For instance, motor oil, machine oil, and gasoline do not represent the organic moieties present in PW. This is because in addition to hydrocarbon type molecules, there are many polar compounds in PW that are not present in gasoline or motor oil. These polar compounds affect separation efficiencies of various technologies such as resins or membranes. The chemical additives present in such oils for enhanced commercial performance also have negative impacts on the synthetic solutions formulated using this approach as they partition into the water phase to some extent and interfere with analytical techniques that measure organics in the water such as chemical oxygen demand (COD) and total organic carbon (TOC). Furthermore, the use of DI or tap water does not represent brine as salinity influences the partition of organics into the aqueous phase and interactions of the solution with solid resins or oil removal media. Although the addition of a surfactant enhances blending and dispersion of the mixture, it changes the extent of dispersed organics in the aqueous phase and hence the concentration and type of surfactant used must be carefully determined, clearly stated, and fixed for a given oil–water emulsion recipe.
1.5. Objective
Based on the above information, there is a clear need to develop a protocol for synthetic PW solutions that is based on solid scientific grounds and accessible to researchers from different institutes around the world.

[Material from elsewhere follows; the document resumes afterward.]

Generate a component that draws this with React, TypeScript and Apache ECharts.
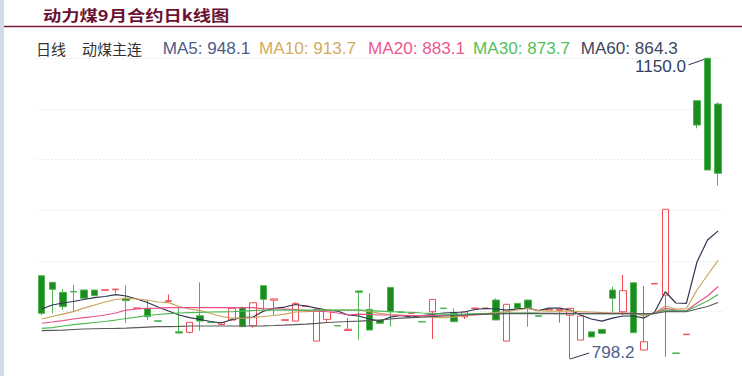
import React, { useEffect, useRef } from "react";
import * as echarts from "echarts";

const days = [
  "1", "2", "3", "4", "5", "6", "7", "8", "9", "10",
  "11", "12", "13", "14", "15", "16", "17", "18", "19", "20",
  "21", "22", "23", "24", "25", "26", "27", "28", "29", "30",
  "31", "32", "33", "34", "35", "36", "37", "38", "39", "40",
  "41", "42", "43", "44", "45", "46", "47", "48", "49", "50",
  "51", "52", "53", "54", "55", "56", "57", "58", "59", "60",
  "61", "62", "63", "64", "65",
];

const opens = [
  895.6, 887.9, 876.2, 877.2, 878.9, 878.9, 878.5, 879.2, 869.2, 857.2,
  857.5, 842.9, 865.6, 830.0, 829.4, 848.9, 841.3, 838.6, 843.8, 858.2,
  837.1, 884.0, 867.0, 843.5, 842.6, 859.6, 819.2, 844.6, 837.4, 831.5,
  877.8, 856.3, 843.8, 882.0, 853.3, 851.7, 842.1, 853.5, 857.8, 851.6,
  847.6, 857.2, 857.2, 867.2, 819.2, 863.3, 867.2, 848.8, 855.7, 855.0,
  849.4, 820.4, 830.0, 832.8, 878.9, 853.5, 887.4, 808.7, 886.0, 873.0,
  805.3, 826.7, 1100.4, 1150.0, 1096.5,
];
const closes = [
  851.6, 879.7, 859.4, 876.6, 869.2, 872.3, 879.2, 880.0, 866.5, 858.0,
  847.7, 842.4, 866.4, 828.6, 841.1, 842.6, 840.8, 841.0, 857.5, 836.0,
  864.0, 868.0, 868.5, 844.1, 863.3, 860.2, 856.3, 854.7, 836.8, 833.0,
  876.3, 832.1, 840.0, 853.5, 852.7, 852.3, 841.5, 868.0, 857.2, 841.8,
  853.5, 857.8, 857.8, 843.8, 862.2, 857.5, 858.2, 848.2, 856.3, 856.0,
  857.5, 848.5, 824.0, 828.2, 869.2, 878.1, 829.0, 818.4, 886.6, 973.3,
  804.7, 827.3, 1071.9, 1019.3, 1015.4,
];
const lows = [
  849.7, 851.6, 855.5, 853.5, 869.2, 872.3, 878.5, 875.0, 840.6, 857.2,
  843.8, 842.4, 865.0, 828.0, 828.2, 831.3, 840.8, 838.0, 843.0, 836.0,
  834.8, 855.5, 849.7, 843.5, 842.6, 859.6, 819.2, 841.8, 836.8, 831.0,
  820.4, 832.1, 840.0, 836.0, 852.7, 851.7, 841.5, 821.6, 857.2, 841.8,
  845.0, 857.2, 857.2, 843.8, 819.2, 857.5, 836.0, 848.2, 855.7, 840.8,
  798.2, 820.4, 824.0, 828.2, 853.5, 849.7, 829.0, 808.7, 886.0, 800.9,
  804.7, 826.7, 1068.1, 1019.3, 1000.9,
];
const highs = [
  895.6, 887.9, 880.1, 884.8, 880.1, 878.9, 879.2, 880.0, 884.5, 858.0,
  867.2, 842.9, 873.8, 859.5, 841.1, 887.9, 841.3, 841.0, 857.5, 859.4,
  864.0, 884.0, 868.5, 844.1, 864.5, 860.2, 856.3, 854.7, 837.4, 846.0,
  877.8, 875.0, 843.8, 882.0, 853.3, 852.3, 842.1, 868.0, 857.8, 857.5,
  853.5, 857.8, 857.8, 869.2, 862.2, 863.3, 867.2, 848.8, 856.3, 856.0,
  857.5, 848.5, 830.0, 832.8, 882.8, 896.5, 887.4, 883.6, 886.6, 973.3,
  805.3, 827.3, 1100.4, 1150.0, 1098.5,
];

const ma5 = [
  856.7, 861.4, 863.7, 865.5, 867.8, 870.1, 871.3, 873.6, 871.9, 868.4,
  864.3, 859.0, 854.3, 849.7, 846.7, 844.4, 842.1, 840.3, 844.4, 846.7,
  847.3, 854.3, 857.5, 859.0, 862.0, 860.2, 857.8, 855.5, 854.3, 849.7,
  848.5, 845.0, 842.6, 847.3, 849.1, 847.3, 849.1, 850.3, 852.0, 852.6,
  853.2, 856.1, 857.3, 856.7, 855.5, 856.7, 857.8, 854.9, 857.8, 857.8,
  855.5, 849.7, 845.0, 842.6, 846.1, 848.5, 848.5, 846.1, 853.2, 876.9,
  863.7, 863.3, 911.7, 937.4, 948.1,
];
const ma10 = [
  845.0, 847.9, 850.8, 853.7, 857.8, 861.4, 864.9, 867.8, 869.2, 868.4,
  867.2, 864.9, 864.1, 859.6, 856.7, 854.9, 851.4, 847.9, 846.1, 846.1,
  846.7, 847.9, 849.1, 850.8, 853.2, 853.7, 854.3, 855.5, 855.5, 855.5,
  855.5, 853.7, 851.6, 850.3, 849.7, 849.1, 848.5, 847.3, 846.7, 847.3,
  849.1, 850.3, 851.4, 852.6, 853.7, 855.5, 857.3, 854.9, 854.3, 854.3,
  854.3, 853.7, 853.2, 852.4, 852.0, 852.0, 851.6, 848.5, 852.0, 860.2,
  856.7, 857.3, 878.9, 896.5, 913.7,
];
const ma20 = [
  840.0, 841.5, 843.2, 845.0, 846.7, 847.9, 849.7, 852.0, 855.5, 856.7,
  857.5, 857.8, 858.2, 858.4, 858.4, 858.4, 858.4, 858.4, 858.2, 858.2,
  858.2, 857.2, 857.0, 856.5, 856.0, 854.9, 854.3, 853.5, 852.0, 849.7,
  850.8, 850.3, 849.7, 849.7, 849.1, 849.1, 849.1, 849.1, 849.4, 849.7,
  849.7, 849.7, 850.8, 851.4, 851.6, 851.6, 851.6, 851.6, 851.6, 851.6,
  851.6, 851.6, 851.6, 851.6, 851.6, 851.6, 851.6, 851.0, 851.6, 857.5,
  855.5, 854.7, 863.7, 871.9, 883.1,
];
const ma30 = [
  834.1, 835.0, 836.8, 838.5, 839.7, 840.9, 842.1, 843.8, 845.6, 847.3,
  849.1, 850.3, 851.4, 852.0, 852.4, 852.8, 853.2, 853.4, 853.5, 854.3,
  854.9, 855.5, 855.5, 855.5, 855.5, 855.5, 855.5, 855.5, 855.5, 855.5,
  855.5, 854.9, 854.3, 853.7, 853.2, 852.8, 852.0, 851.4, 850.8, 850.5,
  850.8, 851.4, 851.4, 851.6, 851.8, 852.0, 852.3, 851.8, 851.6, 851.4,
  851.4, 851.4, 851.4, 851.4, 851.4, 851.4, 851.2, 851.0, 851.4, 855.5,
  854.9, 854.3, 860.2, 866.0, 873.7,
];
const ma60 = [
  831.3, 831.7, 832.1, 832.7, 833.3, 833.6, 833.9, 834.1, 834.4, 835.0,
  835.6, 836.0, 836.2, 836.4, 836.8, 836.8, 836.8, 836.8, 836.8, 836.8,
  836.8, 837.0, 837.4, 837.9, 838.5, 839.1, 839.9, 840.9, 841.5, 842.1,
  842.6, 843.2, 843.8, 845.0, 846.1, 846.7, 847.3, 847.9, 848.5, 849.1,
  849.7, 850.3, 850.8, 851.0, 851.4, 851.4, 851.4, 851.4, 851.4, 851.4,
  851.4, 851.4, 851.4, 851.4, 851.4, 851.4, 851.4, 851.4, 851.4, 853.7,
  853.7, 853.5, 856.7, 859.6, 864.3,
];

const titleText = "动力煤9月合约日k线图";
const periodLabel = "日线";
const contractLabel = "动煤主连";
const maNames = ["MA5", "MA10", "MA20", "MA30", "MA60"];
const maLatest = ["948.1", "913.7", "883.1", "873.7", "864.3"];

const maLineColors = ["#2e3452", "#c9a458", "#ea4f8c", "#4cbb55", "#5a5a5a"];
const maTextColors = ["#4d5c88", "#d2ad5c", "#ee5890", "#52bf5a", "#3f4660"];
const legendX = [162.7, 259, 368, 473, 580.7];

export default function App() {
  const ref = useRef<HTMLDivElement>(null);

  useEffect(() => {
    const chart = echarts.init(ref.current as HTMLDivElement, null, { renderer: "svg" });
    const kdata = opens.map((o, i) => [o, closes[i], lows[i], highs[i]]);
    const maSeries = [ma5, ma10, ma20, ma30, ma60];
    const latin = "'Liberation Sans', Arial, sans-serif";

    const baseGraphic: any[] = [
      { type: "rect", shape: { x: 0, y: 0, width: 4, height: 376 }, style: { fill: "#d2dbea" }, silent: true },
      {
        type: "text", x: 43, y: 15, scaleX: 1.22,
        style: { text: titleText, fill: "#6b1232", fontSize: 15, fontWeight: "bold", fontFamily: "'Noto Sans CJK SC', sans-serif", textVerticalAlign: "middle" },
      },
      { type: "line", shape: { x1: 4, y1: 26.5, x2: 742, y2: 26.5 }, style: { stroke: "#7a1a3c", lineWidth: 1.5 } },
      {
        type: "text", x: 36, y: 48.5,
        style: { text: periodLabel, fill: "#333333", fontSize: 15, fontFamily: "'Noto Sans CJK SC', sans-serif", textVerticalAlign: "middle" },
      },
      {
        type: "text", x: 82, y: 48.5,
        style: { text: contractLabel, fill: "#333333", fontSize: 15, fontFamily: "'Noto Sans CJK SC', sans-serif", textVerticalAlign: "middle" },
      },
      ...maNames.map((n, i) => ({
        type: "text", x: legendX[i], y: 48.5, scaleX: 1.07,
        style: { text: n + ": " + maLatest[i], fill: maTextColors[i], fontSize: 16, fontFamily: latin, textVerticalAlign: "middle" },
      })),
    ];

    chart.setOption({
      animation: false,
      backgroundColor: "#ffffff",
      grid: { left: 36.4, right: 18.6, top: 58.3, bottom: 14, containLabel: false },
      xAxis: {
        type: "category",
        data: days,
        boundaryGap: true,
        show: false,
      },
      yAxis: [
        { type: "value", min: 794.7, max: 1150, show: false, splitLine: { show: false } },
        {
          type: "value", min: 0, max: 6, interval: 1, position: "left",
          axisLabel: { show: false }, axisLine: { show: false }, axisTick: { show: false },
          splitLine: { show: true, showMinLine: false, lineStyle: { color: "#e4e6ea", type: [1.5, 2.2], width: 1 } },
        },
      ],
      series: [
        {
          type: "candlestick",
          data: kdata,
          barWidth: 7,
          yAxisIndex: 0,
          itemStyle: {
            color: "#ffffff",
            color0: "#1d8c20",
            borderColor: "#f14a55",
            borderColor0: "#4fb552",
            borderWidth: 1,
          },
        },
        ...maSeries.map((arr, i) => ({
          type: "line",
          name: maNames[i],
          data: arr,
          yAxisIndex: 0,
          symbol: "none",
          smooth: false,
          lineStyle: { color: maLineColors[i], width: 1.2 },
          z: 3,
        })),
      ],
      graphic: baseGraphic,
    });

    // annotate the extreme high and low through the chart's own scales
    let maxI = 0;
    let minI = 0;
    highs.forEach((h, i) => { if (h > highs[maxI]) maxI = i; });
    lows.forEach((l, i) => { if (l < lows[minI]) minI = i; });
    const pMax = chart.convertToPixel({ xAxisIndex: 0, yAxisIndex: 0 }, [maxI, highs[maxI]]) as number[];
    const pMin = chart.convertToPixel({ xAxisIndex: 0, yAxisIndex: 0 }, [minI, lows[minI]]) as number[];

    chart.setOption({
      graphic: [
        ...baseGraphic,
        { type: "line", shape: { x1: pMax[0], y1: pMax[1], x2: pMax[0] - 19, y2: pMax[1] + 6.5 }, style: { stroke: "#2c3450", lineWidth: 1 } },
        {
          type: "text", x: pMax[0] - 21.5, y: pMax[1] + 8, scaleX: 1.07, originX: 0,
          style: { text: highs[maxI].toFixed(1), fill: "#333d66", fontSize: 16, fontFamily: latin, textAlign: "right", textVerticalAlign: "middle" },
        },
        { type: "line", shape: { x1: pMin[0], y1: pMin[1], x2: pMin[0] + 19, y2: pMin[1] - 6 }, style: { stroke: "#2c3450", lineWidth: 1 } },
        {
          type: "text", x: pMin[0] + 21.5, y: pMin[1] - 6.5, scaleX: 1.07,
          style: { text: lows[minI].toFixed(1), fill: "#4d5f8c", fontSize: 16, fontFamily: latin, textAlign: "left", textVerticalAlign: "middle" },
        },
      ],
    }, { replaceMerge: ["graphic"] });

    return () => chart.dispose();
  }, []);

  return (
    <div
      ref={ref}
      style={{ position: "fixed", left: 0, top: 0, width: 742, height: 376, background: "#ffffff" }}
    />
  );
}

Hence, the objective of this study is to:
Develop a protocol for preparing synthetic PW solutions that represent the characteristics and behavior of actual PW and can be used for screening evaluations of emerging physical separation processes, specifically novel membranes.
Conduct an extensive analytical characterization to examine both organic and inorganic fractions of the synthetic solution and evaluate how these different moieties interact.
Evaluate the homogeneity, reproducibility, and stability of the synthetic recipe and compare those analytical aspects to a synthetic solution prepared using different oil sources.
Validate the performance of the synthetic PW solution in bench scale oil–water membrane separation testing by comparing its behavior to actual PW and other synthetic recipes.
2. Materials and Methods
2.1. Reagents
2.1.1. Salts
Sodium chloride (NaCl, 99%), calcium chloride dihydrate (CaCl2·2H2O, 99%), magnesium chloride hexahydrate (MgCl2·6H2O, 99%), potassium chloride (KCl, 99%), sodium sulfate (Na2SO4, 99%), ammonium chloride (NH4Cl, 99%), sodium bicarbonate (NaHCO3, 99%), and strontium chloride hexahydrate (SrCl2·6H2O, 99%) were all purchased from Sigma-Aldrich and used without any modifications or treatment.
2.1.2. Surfactant
Sodium dodecyl sulfate (NaC12H25SO4, 99%) was purchased from Thermo Fischer Scientific and used as received.
2.1.3. Water Phase
DI water was generated in the lab using a Milli-Q ultrapure water system (Integral 10, Millipore) with an installed 0.2 μm microfilter (Millipak, Millipore); resulting water resistivity was approx. 18 MΩ am.
2.1.4. Oil Source
Three different crude oil samples were sourced from O&G operations and commercially available motor oil SAE 10W30 was purchased from ACDelco (General Motors, USA) with specifications highlighted in Table 2.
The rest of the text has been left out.